Exercise requirements → Repeat the lines exactly from the line that contains "Output the web" through the line that contains "626, 664, 692];"; leave images out and add nothing.

Entries supplied →
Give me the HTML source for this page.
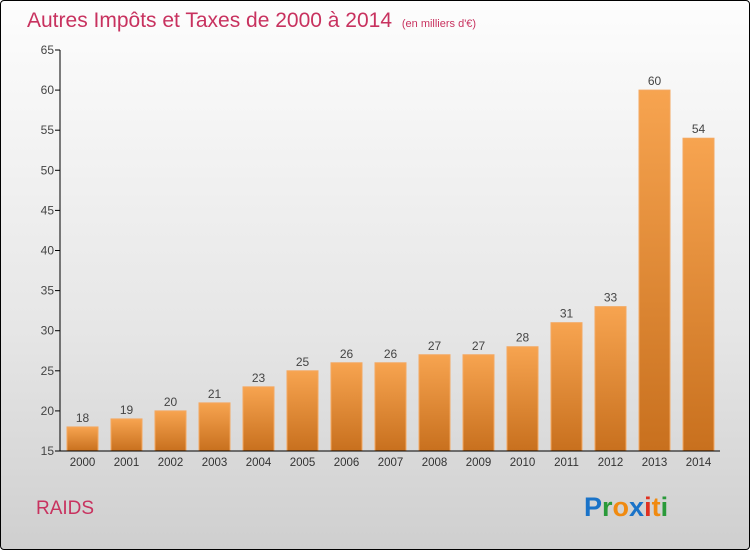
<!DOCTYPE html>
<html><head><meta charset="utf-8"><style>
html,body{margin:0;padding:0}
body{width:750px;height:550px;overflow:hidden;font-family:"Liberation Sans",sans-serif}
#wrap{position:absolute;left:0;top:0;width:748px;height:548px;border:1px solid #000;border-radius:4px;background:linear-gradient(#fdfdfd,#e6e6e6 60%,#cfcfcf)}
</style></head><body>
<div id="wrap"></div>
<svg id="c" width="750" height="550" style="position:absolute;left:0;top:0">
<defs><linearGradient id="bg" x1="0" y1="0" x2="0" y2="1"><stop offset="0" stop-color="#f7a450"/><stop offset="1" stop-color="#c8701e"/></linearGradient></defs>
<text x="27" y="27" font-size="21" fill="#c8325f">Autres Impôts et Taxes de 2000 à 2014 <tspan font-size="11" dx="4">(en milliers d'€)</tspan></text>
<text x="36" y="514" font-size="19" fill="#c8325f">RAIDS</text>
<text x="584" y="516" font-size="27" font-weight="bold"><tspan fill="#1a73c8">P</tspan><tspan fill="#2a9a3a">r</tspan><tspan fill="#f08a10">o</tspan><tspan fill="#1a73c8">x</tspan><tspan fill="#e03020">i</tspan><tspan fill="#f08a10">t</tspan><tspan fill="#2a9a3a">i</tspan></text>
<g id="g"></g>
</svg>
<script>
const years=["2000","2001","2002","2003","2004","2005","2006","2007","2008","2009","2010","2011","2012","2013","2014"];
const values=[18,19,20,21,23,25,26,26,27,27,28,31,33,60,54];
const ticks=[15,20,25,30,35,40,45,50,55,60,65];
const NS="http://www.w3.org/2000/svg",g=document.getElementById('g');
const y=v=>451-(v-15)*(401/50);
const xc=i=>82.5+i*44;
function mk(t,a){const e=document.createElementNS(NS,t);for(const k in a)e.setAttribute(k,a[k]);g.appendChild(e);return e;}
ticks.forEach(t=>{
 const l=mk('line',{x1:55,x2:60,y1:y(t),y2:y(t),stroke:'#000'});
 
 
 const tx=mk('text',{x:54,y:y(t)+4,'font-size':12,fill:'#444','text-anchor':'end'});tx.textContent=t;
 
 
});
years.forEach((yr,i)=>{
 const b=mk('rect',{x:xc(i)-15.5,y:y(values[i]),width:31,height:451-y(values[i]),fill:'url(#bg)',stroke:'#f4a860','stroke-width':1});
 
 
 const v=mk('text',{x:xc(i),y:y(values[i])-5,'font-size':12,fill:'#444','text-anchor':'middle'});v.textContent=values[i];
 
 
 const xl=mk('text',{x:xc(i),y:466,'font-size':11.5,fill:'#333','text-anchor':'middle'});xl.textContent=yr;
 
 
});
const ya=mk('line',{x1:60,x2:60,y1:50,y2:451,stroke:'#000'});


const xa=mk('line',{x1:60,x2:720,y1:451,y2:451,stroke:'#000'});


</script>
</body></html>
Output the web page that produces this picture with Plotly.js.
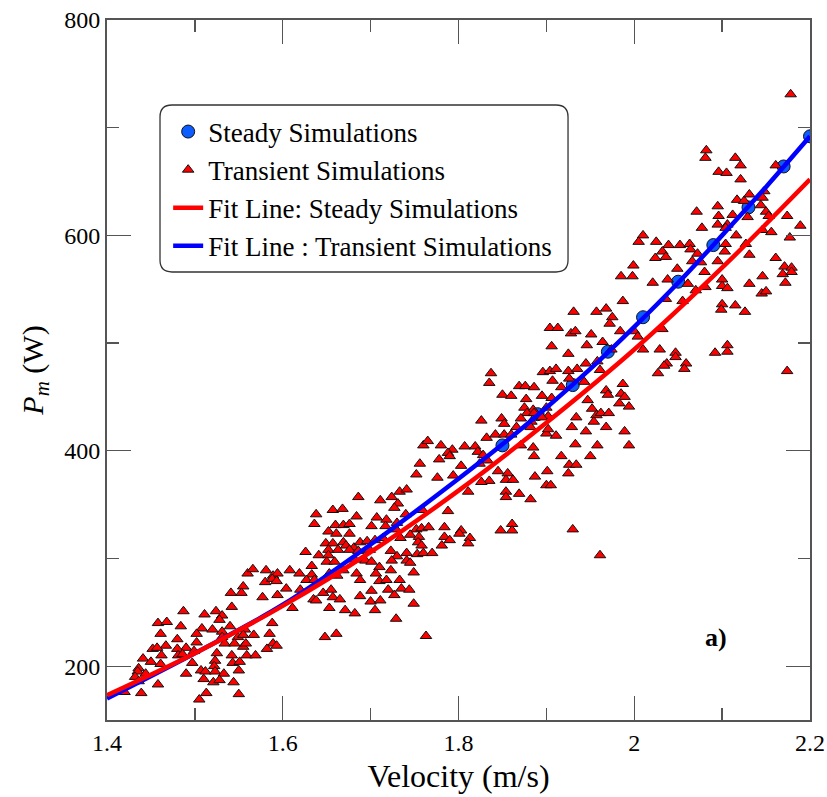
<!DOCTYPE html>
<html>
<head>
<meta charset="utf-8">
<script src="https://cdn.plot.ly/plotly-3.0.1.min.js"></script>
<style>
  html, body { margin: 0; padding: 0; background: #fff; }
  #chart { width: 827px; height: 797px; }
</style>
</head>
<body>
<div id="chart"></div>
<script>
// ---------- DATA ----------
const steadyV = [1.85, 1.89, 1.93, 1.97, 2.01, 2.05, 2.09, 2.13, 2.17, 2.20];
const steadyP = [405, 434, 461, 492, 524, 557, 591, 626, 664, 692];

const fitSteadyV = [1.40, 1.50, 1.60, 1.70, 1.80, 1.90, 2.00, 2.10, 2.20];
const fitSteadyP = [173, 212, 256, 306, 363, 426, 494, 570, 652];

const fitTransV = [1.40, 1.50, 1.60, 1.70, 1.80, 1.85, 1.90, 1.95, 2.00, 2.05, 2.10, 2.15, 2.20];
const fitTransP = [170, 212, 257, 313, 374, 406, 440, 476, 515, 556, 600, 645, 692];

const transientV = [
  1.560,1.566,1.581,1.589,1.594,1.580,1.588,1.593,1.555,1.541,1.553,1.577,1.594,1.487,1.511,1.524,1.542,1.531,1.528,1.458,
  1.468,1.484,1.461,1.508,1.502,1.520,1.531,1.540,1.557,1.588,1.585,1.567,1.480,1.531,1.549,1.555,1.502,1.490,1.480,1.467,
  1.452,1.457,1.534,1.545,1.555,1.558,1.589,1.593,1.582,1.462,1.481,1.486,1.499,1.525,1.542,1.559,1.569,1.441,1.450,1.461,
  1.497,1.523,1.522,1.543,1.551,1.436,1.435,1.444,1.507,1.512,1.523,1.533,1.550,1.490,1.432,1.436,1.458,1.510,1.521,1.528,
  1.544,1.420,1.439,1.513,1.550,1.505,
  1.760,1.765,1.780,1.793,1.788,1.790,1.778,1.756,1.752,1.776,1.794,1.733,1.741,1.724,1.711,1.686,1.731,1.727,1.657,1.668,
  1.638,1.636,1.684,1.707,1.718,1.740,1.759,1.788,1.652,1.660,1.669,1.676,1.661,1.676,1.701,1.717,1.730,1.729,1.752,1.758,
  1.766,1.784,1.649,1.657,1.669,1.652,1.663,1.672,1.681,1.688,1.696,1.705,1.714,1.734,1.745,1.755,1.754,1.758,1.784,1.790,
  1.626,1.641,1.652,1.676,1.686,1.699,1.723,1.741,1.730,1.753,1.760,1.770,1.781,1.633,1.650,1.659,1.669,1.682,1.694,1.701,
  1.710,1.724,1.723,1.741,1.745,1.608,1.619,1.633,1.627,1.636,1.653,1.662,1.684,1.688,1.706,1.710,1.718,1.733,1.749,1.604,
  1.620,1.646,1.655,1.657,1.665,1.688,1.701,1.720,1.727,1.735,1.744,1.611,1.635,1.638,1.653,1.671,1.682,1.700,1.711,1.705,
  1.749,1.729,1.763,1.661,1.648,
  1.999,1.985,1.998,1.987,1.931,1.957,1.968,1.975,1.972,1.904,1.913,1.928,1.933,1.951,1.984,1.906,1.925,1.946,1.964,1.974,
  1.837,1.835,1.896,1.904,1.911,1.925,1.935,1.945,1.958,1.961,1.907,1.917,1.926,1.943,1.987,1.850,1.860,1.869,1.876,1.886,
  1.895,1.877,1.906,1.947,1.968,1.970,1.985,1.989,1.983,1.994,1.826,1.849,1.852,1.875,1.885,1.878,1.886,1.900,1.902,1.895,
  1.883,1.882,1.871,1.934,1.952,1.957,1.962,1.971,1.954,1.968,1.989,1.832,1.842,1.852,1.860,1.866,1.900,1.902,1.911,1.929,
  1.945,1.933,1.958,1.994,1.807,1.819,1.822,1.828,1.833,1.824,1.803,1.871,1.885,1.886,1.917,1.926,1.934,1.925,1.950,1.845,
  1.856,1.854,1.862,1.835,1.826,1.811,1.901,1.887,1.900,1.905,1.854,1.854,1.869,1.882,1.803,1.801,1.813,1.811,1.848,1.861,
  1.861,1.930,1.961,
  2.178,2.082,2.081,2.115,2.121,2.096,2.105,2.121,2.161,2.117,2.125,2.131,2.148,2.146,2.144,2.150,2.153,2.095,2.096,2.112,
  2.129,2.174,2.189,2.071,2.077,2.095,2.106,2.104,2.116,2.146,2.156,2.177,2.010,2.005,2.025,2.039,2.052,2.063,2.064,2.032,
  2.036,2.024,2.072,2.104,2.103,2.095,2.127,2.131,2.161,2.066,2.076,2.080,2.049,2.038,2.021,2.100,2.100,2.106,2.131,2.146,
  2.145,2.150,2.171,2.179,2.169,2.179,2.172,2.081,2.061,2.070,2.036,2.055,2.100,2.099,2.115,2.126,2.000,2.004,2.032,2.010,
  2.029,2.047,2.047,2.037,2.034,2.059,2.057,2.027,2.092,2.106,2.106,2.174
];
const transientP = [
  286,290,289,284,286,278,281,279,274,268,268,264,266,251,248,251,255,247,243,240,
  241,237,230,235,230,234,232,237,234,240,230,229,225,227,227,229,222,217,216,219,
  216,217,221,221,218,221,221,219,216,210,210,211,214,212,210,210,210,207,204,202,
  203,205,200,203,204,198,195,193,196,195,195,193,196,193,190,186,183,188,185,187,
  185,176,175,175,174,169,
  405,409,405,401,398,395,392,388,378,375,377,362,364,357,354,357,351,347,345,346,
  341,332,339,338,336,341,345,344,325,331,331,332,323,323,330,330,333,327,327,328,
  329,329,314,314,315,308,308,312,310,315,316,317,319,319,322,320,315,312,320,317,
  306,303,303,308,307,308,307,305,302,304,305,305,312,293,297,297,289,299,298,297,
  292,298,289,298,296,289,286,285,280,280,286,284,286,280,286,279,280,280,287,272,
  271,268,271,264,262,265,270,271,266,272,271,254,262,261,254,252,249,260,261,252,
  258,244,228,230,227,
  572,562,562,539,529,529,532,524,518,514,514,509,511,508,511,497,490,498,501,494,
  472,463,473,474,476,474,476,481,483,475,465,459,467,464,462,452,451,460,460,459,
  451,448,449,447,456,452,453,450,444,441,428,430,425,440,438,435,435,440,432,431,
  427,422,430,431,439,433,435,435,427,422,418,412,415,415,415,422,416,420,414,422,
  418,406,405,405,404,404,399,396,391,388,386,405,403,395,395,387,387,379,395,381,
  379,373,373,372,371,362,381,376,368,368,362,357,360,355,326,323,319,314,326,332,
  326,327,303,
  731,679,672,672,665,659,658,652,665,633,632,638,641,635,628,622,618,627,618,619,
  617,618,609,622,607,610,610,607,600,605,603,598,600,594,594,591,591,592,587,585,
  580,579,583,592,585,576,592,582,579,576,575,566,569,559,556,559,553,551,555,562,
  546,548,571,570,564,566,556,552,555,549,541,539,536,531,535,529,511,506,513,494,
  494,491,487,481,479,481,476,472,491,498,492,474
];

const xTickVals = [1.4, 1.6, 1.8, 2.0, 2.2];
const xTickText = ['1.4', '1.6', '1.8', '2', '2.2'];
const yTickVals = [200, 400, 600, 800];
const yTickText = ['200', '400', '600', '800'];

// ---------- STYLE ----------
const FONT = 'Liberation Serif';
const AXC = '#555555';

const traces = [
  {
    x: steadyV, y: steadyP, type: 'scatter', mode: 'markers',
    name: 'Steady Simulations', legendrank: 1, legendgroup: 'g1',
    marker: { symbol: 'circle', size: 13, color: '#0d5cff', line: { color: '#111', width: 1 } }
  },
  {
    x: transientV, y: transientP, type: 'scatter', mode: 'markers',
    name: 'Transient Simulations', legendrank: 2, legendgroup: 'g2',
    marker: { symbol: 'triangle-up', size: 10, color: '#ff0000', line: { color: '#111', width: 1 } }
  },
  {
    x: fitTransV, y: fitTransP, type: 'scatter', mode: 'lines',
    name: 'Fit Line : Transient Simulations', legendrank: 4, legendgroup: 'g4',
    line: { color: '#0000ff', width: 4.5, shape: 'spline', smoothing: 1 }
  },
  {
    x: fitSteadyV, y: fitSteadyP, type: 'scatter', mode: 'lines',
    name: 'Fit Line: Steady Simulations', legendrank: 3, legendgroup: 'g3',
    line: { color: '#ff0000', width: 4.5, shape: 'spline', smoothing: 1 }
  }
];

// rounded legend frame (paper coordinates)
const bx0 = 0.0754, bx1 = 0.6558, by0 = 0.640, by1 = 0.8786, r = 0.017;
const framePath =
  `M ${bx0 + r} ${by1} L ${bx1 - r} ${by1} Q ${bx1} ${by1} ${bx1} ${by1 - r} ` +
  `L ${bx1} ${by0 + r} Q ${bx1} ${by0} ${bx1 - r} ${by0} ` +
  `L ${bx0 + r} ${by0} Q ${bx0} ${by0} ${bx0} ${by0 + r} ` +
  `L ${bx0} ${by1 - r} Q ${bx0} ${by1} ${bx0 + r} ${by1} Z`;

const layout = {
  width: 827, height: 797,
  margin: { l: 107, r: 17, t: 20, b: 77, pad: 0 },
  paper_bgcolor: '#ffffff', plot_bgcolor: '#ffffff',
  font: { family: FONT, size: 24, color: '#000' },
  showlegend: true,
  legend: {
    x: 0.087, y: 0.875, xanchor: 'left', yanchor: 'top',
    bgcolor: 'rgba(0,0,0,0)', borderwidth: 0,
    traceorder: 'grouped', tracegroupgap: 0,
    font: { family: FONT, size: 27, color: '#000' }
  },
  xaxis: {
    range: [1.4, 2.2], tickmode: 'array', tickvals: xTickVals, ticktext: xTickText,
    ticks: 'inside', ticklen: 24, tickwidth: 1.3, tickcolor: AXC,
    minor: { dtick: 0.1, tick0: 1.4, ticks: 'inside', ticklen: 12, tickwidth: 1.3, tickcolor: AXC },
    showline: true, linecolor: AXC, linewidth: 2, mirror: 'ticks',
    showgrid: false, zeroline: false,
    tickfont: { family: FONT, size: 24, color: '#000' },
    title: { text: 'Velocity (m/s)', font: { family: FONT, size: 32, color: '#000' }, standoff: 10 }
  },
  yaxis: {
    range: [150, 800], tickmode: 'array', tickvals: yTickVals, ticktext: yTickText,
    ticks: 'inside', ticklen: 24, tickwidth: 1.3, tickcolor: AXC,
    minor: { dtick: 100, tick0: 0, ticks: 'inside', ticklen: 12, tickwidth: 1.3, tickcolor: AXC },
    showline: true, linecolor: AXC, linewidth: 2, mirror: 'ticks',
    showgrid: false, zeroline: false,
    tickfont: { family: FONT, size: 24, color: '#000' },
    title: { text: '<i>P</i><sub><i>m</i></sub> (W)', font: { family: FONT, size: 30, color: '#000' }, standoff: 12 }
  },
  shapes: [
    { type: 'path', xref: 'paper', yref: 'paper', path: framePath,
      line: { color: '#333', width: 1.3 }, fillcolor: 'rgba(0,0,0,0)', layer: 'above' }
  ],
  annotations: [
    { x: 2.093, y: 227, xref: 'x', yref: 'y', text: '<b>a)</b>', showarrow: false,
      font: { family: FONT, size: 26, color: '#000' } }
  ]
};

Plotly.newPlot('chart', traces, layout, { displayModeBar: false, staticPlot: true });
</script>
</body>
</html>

Correct response →
Output the web page that produces this picture with Plotly.js.
<!DOCTYPE html>
<html>
<head>
<meta charset="utf-8">
<script src="https://cdn.plot.ly/plotly-3.0.1.min.js"></script>
<style>
  html, body { margin: 0; padding: 0; background: #fff; }
  #chart { width: 827px; height: 797px; }
</style>
</head>
<body>
<div id="chart"></div>
<script>
// ---------- DATA ----------
const steadyV = [1.85, 1.89, 1.93, 1.97, 2.01, 2.05, 2.09, 2.13, 2.17, 2.20];
const steadyP = [405, 434, 461, 492, 524, 557, 591, 626, 664, 692];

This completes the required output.